Advice for prospective PhD students

I receive frequent inquiries about our PhD program. Here’s my advice for those interested in it:

  • GRE score matters a lot. Don’t neglect that. Your scores need to be in the upper echelon.
  • Work experience can be helpful, but it will not typically make up for a non-stellar academic record. The kind of work experience that tends to matter is work that would have provided close interaction with good quantitative social science research, like being a program manager for a JPAL randomized control trial, a long term or full time research assistant to a faculty member on a large scale quantitative study, or something like that.
  • It helps to know which faculty you like, and it is good if the faculty that you like have active research programs, which you can assess by seeing if they have been publishing in top journals/presses in recent years.

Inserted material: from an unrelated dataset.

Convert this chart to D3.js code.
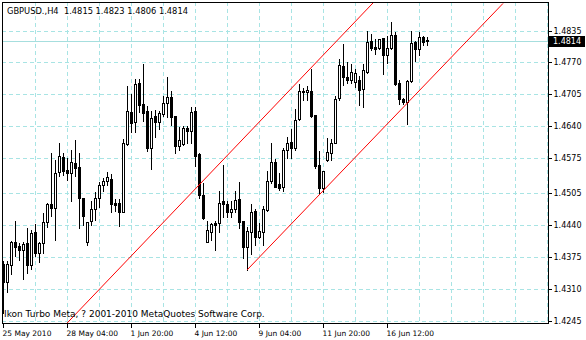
<!DOCTYPE html>
<html>
<head>
<meta charset="utf-8">
<script src="https://cdn.jsdelivr.net/npm/d3@7"></script>
<style>
  body { margin: 0; background: #fff; }
  svg { display: block; font-family: "DejaVu Sans", sans-serif; }
</style>
</head>
<body>
<svg id="chart" width="586" height="340"></svg>
<script>
// GBPUSD H4, 25 May 2010 12:00 onwards (one entry per 4h bar)
const symbol = "GBPUSD.,H4"
const copyright = "Ikon Turbo Meta, ? 2001-2010 MetaQuotes Software Corp."

const open = [
  1.4360,1.4324,1.4359,1.4404,1.4396,1.4389,1.4402,1.4359,1.4425,1.4383,
  1.4402,1.4445,1.4482,1.4474,1.4547,1.4578,1.4551,1.4545,1.4566,1.4557,
  1.4494,1.4404,1.4448,1.4472,1.4494,1.4520,1.4530,1.4534,1.4484,1.4484,
  1.4467,1.4604,1.4670,1.4648,1.4728,1.4686,1.4671,1.4596,1.4661,1.4648,
  1.4665,1.4687,1.4700,1.4661,1.4600,1.4604,1.4636,1.4631,1.4671,1.4584,
  1.4501,1.4406,1.4426,1.4443,1.4443,1.4488,1.4482,1.4465,1.4472,1.4492,
  1.4448,1.4395,1.4425,1.4468,1.4416,1.4426,1.4470,1.4529,1.4567,1.4522,
  1.4517,1.4592,1.4608,1.4596,1.4655,1.4709,1.4709,1.4711,1.4663,1.4562,
  1.4514,1.4572,1.4585,1.4606,1.4697,1.4763,1.4740,1.4734,1.4731,1.4734,
  1.4717,1.4751,1.4814,1.4801,1.4800,1.4819,1.4785,1.4799,1.4826,1.4728,
  1.4696,1.4690,1.4733,1.4811,1.4797,1.4821,1.4815
]
const high = [
  1.4368,1.4368,1.4409,1.4450,1.4404,1.4408,1.4436,1.4431,1.4443,1.4408,
  1.4467,1.4487,1.4587,1.4574,1.4608,1.4587,1.4577,1.4594,1.4614,1.4587,
  1.4496,1.4448,1.4490,1.4509,1.4530,1.4538,1.4549,1.4545,1.4494,1.4494,
  1.4616,1.4724,1.4707,1.4738,1.4738,1.4768,1.4684,1.4673,1.4675,1.4673,
  1.4704,1.4742,1.4715,1.4663,1.4641,1.4643,1.4643,1.4682,1.4682,1.4587,
  1.4528,1.4450,1.4446,1.4450,1.4511,1.4564,1.4490,1.4490,1.4511,1.4529,
  1.4450,1.4438,1.4484,1.4475,1.4446,1.4480,1.4551,1.4608,1.4575,1.4547,
  1.4599,1.4621,1.4637,1.4677,1.4728,1.4721,1.4724,1.4758,1.4665,1.4592,
  1.4551,1.4618,1.4616,1.4704,1.4779,1.4809,1.4773,1.4768,1.4758,1.4745,
  1.4768,1.4836,1.4829,1.4819,1.4819,1.4821,1.4826,1.4854,1.4833,1.4736,
  1.4700,1.4736,1.4836,1.4816,1.4833,1.4826,1.4823
]
const low = [
  1.4261,1.4304,1.4340,1.4377,1.4368,1.4330,1.4341,1.4350,1.4377,1.4365,
  1.4383,1.4435,1.4458,1.4409,1.4540,1.4541,1.4531,1.4489,1.4540,1.4434,
  1.4440,1.4399,1.4440,1.4450,1.4476,1.4508,1.4521,1.4466,1.4468,1.4438,
  1.4466,1.4603,1.4629,1.4629,1.4670,1.4650,1.4589,1.4553,1.4618,1.4634,
  1.4661,1.4659,1.4643,1.4585,1.4592,1.4602,1.4607,1.4607,1.4560,1.4494,
  1.4452,1.4404,1.4409,1.4389,1.4425,1.4456,1.4456,1.4456,1.4466,1.4433,
  1.4373,1.4348,1.4380,1.4399,1.4413,1.4398,1.4468,1.4524,1.4517,1.4511,
  1.4509,1.4575,1.4575,1.4593,1.4654,1.4694,1.4694,1.4660,1.4555,1.4504,
  1.4507,1.4570,1.4572,1.4606,1.4694,1.4724,1.4728,1.4728,1.4720,1.4684,
  1.4680,1.4749,1.4795,1.4787,1.4797,1.4747,1.4768,1.4797,1.4724,1.4686,
  1.4686,1.4644,1.4731,1.4772,1.4785,1.4806,1.4806
]
const close = [
  1.4324,1.4360,1.4404,1.4395,1.4389,1.4401,1.4359,1.4423,1.4383,1.4402,
  1.4445,1.4482,1.4475,1.4546,1.4580,1.4550,1.4546,1.4567,1.4556,1.4494,
  1.4458,1.4446,1.4472,1.4494,1.4520,1.4529,1.4537,1.4483,1.4481,1.4465,
  1.4606,1.4671,1.4646,1.4726,1.4684,1.4668,1.4597,1.4658,1.4648,1.4667,
  1.4687,1.4700,1.4660,1.4600,1.4612,1.4636,1.4631,1.4670,1.4580,1.4501,
  1.4454,1.4429,1.4441,1.4439,1.4485,1.4482,1.4465,1.4472,1.4490,1.4446,
  1.4395,1.4427,1.4465,1.4416,1.4427,1.4472,1.4529,1.4567,1.4517,1.4515,
  1.4593,1.4606,1.4596,1.4654,1.4712,1.4712,1.4714,1.4661,1.4560,1.4514,
  1.4549,1.4587,1.4606,1.4696,1.4765,1.4741,1.4734,1.4751,1.4749,1.4715,
  1.4755,1.4812,1.4800,1.4797,1.4817,1.4785,1.4799,1.4826,1.4726,1.4695,
  1.4690,1.4733,1.4809,1.4797,1.4821,1.4812,1.4814
]

const priceTicks = [1.4835, 1.4770, 1.4705, 1.4640, 1.4575, 1.4505, 1.4440, 1.4375, 1.4310, 1.4245]
const timeTickBars = [0, 16, 32, 48, 64, 80, 96]
const timeTickLabels = ["25 May 2010", "28 May 04:00", "1 Jun 20:00", "4 Jun 12:00",
                        "9 Jun 04:00", "11 Jun 20:00", "16 Jun 12:00"]

// equidistant channel, points as (bar, price)
const channelUpper = [{bar: 16, price: 1.4240}, {bar: 92.5, price: 1.4891}]
const channelLower = [{bar: 61, price: 1.4348}, {bar: 125, price: 1.4890}]

const plot = {left: 2, top: 2, right: 548, bottom: 323}
const gridColor = "#a8e4e4"

const svg = d3.select("#chart")

const x = d3.scaleLinear().domain([0, 136]).range([3, 547])
const y = d3.scaleLinear().domain([1.4245, 1.4835]).range([320.7, 30.5])
const px = v => Math.round(v) + 0.5

const data = open.map((o, i) => ({i, o, h: high[i], l: low[i], c: close[i]}))

svg.append("defs").append("clipPath").attr("id", "clip")
  .append("rect")
  .attr("x", plot.left).attr("y", plot.top)
  .attr("width", plot.right - plot.left).attr("height", plot.bottom - plot.top)

// grid
const grid = svg.append("g")
  .attr("stroke", gridColor)
  .attr("stroke-dasharray", "4,3")
  .attr("shape-rendering", "crispEdges")
grid.selectAll(".hg").data(priceTicks).join("line")
  .attr("x1", plot.left).attr("x2", plot.right)
  .attr("y1", d => px(y(d))).attr("y2", d => px(y(d)))
grid.selectAll(".vg").data(d3.range(8, 137, 8)).join("line")
  .attr("x1", d => px(x(d))).attr("x2", d => px(x(d)))
  .attr("y1", plot.top).attr("y2", plot.bottom)

// bid line
const last = data[data.length - 1]
svg.append("line")
  .attr("x1", plot.left).attr("x2", plot.right)
  .attr("y1", px(y(last.c))).attr("y2", px(y(last.c)))
  .attr("stroke", "#a6dede")
  .attr("shape-rendering", "crispEdges")

// candles
const candles = svg.append("g")
  .attr("clip-path", "url(#clip)")
  .attr("shape-rendering", "crispEdges")
  .selectAll("g").data(data).join("g")

candles.append("line")
  .attr("x1", d => px(x(d.i))).attr("x2", d => px(x(d.i)))
  .attr("y1", d => px(y(d.h))).attr("y2", d => px(y(d.l)))
  .attr("stroke", "#000")

candles.append("path")
  .attr("d", d => {
    const cx = px(x(d.i))
    const t = px(y(Math.max(d.o, d.c))), b = px(y(Math.min(d.o, d.c)))
    return `M${cx - 1},${t}H${cx + 1}V${b}H${cx - 1}Z`
  })
  .attr("fill", d => d.c >= d.o ? "#fff" : "#000")
  .attr("stroke", "#000")

// channel
const chLine = d3.line().x(d => x(d.bar)).y(d => y(d.price))
const ch = svg.append("g").attr("clip-path", "url(#clip)")
ch.append("path").attr("d", chLine(channelUpper))
  .attr("fill", "none").attr("stroke", "#ff0000").attr("stroke-width", 1)
ch.append("path").attr("d", chLine(channelLower))
  .attr("fill", "none").attr("stroke", "#ff0000").attr("stroke-width", 1)

// frame
svg.append("rect")
  .attr("x", plot.left + 0.5).attr("y", plot.top + 0.5)
  .attr("width", plot.right - plot.left).attr("height", plot.bottom - plot.top)
  .attr("fill", "none").attr("stroke", "#000")
  .attr("shape-rendering", "crispEdges")

// price axis
const yAxis = svg.append("g")
  .attr("transform", `translate(${plot.right + 0.5},0)`)
  .call(d3.axisRight(y).tickValues(priceTicks).tickSize(3).tickPadding(2)
    .tickFormat(d3.format(".4f")))
yAxis.select(".domain").remove()
yAxis.selectAll(".tick line").attr("shape-rendering", "crispEdges")
yAxis.selectAll(".tick").attr("transform", d => `translate(0,${px(y(d))})`)
yAxis.selectAll("text").attr("font-size", 8).attr("font-family", "DejaVu Sans").attr("fill", "#000")

// time axis
const xAxis = svg.append("g")
  .attr("transform", `translate(0,${plot.bottom + 0.5})`)
  .call(d3.axisBottom(x).tickValues(timeTickBars).tickSize(4).tickPadding(3)
    .tickFormat((d, i) => timeTickLabels[i]))
xAxis.select(".domain").remove()
xAxis.selectAll(".tick line").attr("shape-rendering", "crispEdges")
xAxis.selectAll(".tick").attr("transform", d => `translate(${px(x(d))},0)`)
xAxis.selectAll("text")
  .attr("text-anchor", "start").attr("x", -1)
  .attr("font-size", 7.5).attr("font-family", "DejaVu Sans").attr("fill", "#000")

// bid label
const bidY = px(y(last.c))
svg.append("rect")
  .attr("x", plot.right + 1).attr("y", bidY - 5.5)
  .attr("width", 36).attr("height", 11).attr("fill", "#000")
svg.append("text")
  .attr("x", plot.right + 5).attr("y", bidY).attr("dy", "0.32em")
  .attr("font-size", 8).attr("fill", "#fff")
  .text(d3.format(".4f")(last.c))

// header + copyright
svg.append("text")
  .attr("x", 7).attr("y", 14)
  .attr("font-size", 8.3).attr("fill", "#000")
  .attr("xml:space", "preserve")
  .text(`${symbol}  ${[last.o, last.h, last.l, last.c].map(d3.format(".4f")).join(" ")}`)

svg.append("text")
  .attr("x", 4).attr("y", 317)
  .attr("font-size", 9).attr("fill", "#000")
  .text(copyright)
</script>
</body>
</html>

  • There is really nothing to be gained by writing to professors that you do not know personally to tell them that you are planning to apply or to ask to discuss applying. So don’t bother—just apply. Professors do not hand-select students to work with them, rather admissions decisions are done centrally by a department-level admissions committee. I understand that in other fields like psychology or some policy schools, or even at European universities, faculty can select people that they would like to admit as students to “work with them.” Our program, like all political science programs in the US that I know, doesn’t work that way. It makes sense to contact professors with whom you already have a relationship, based on having been their student or working for them as a research assistant, say. And of course if you are already accepted to a program, you should feel free to contact professors to ask for information.
  • I consider NYU’s political science PhD program to be a “boutique” program for those wishing to specialize in quantitative social science, and in particular applied statistics/econometrics and game theory. This has two implications. First, if that kind of specialization doesn’t appeal to you, then you should consider another program. Second, our admissions committee is typically looking for people with academic backgrounds that clearly indicate that they would thrive in our highly quant-oriented program. Many of our admits have studied in fields like economics, math, statistics, computer science, etc., as well as political science and related fields.
  • If you are interested in working with me, know that at present, I am primarily looking to work with students on either RCTs of governance innovations or quantitative methodological research to learn as much as we can from RCTs.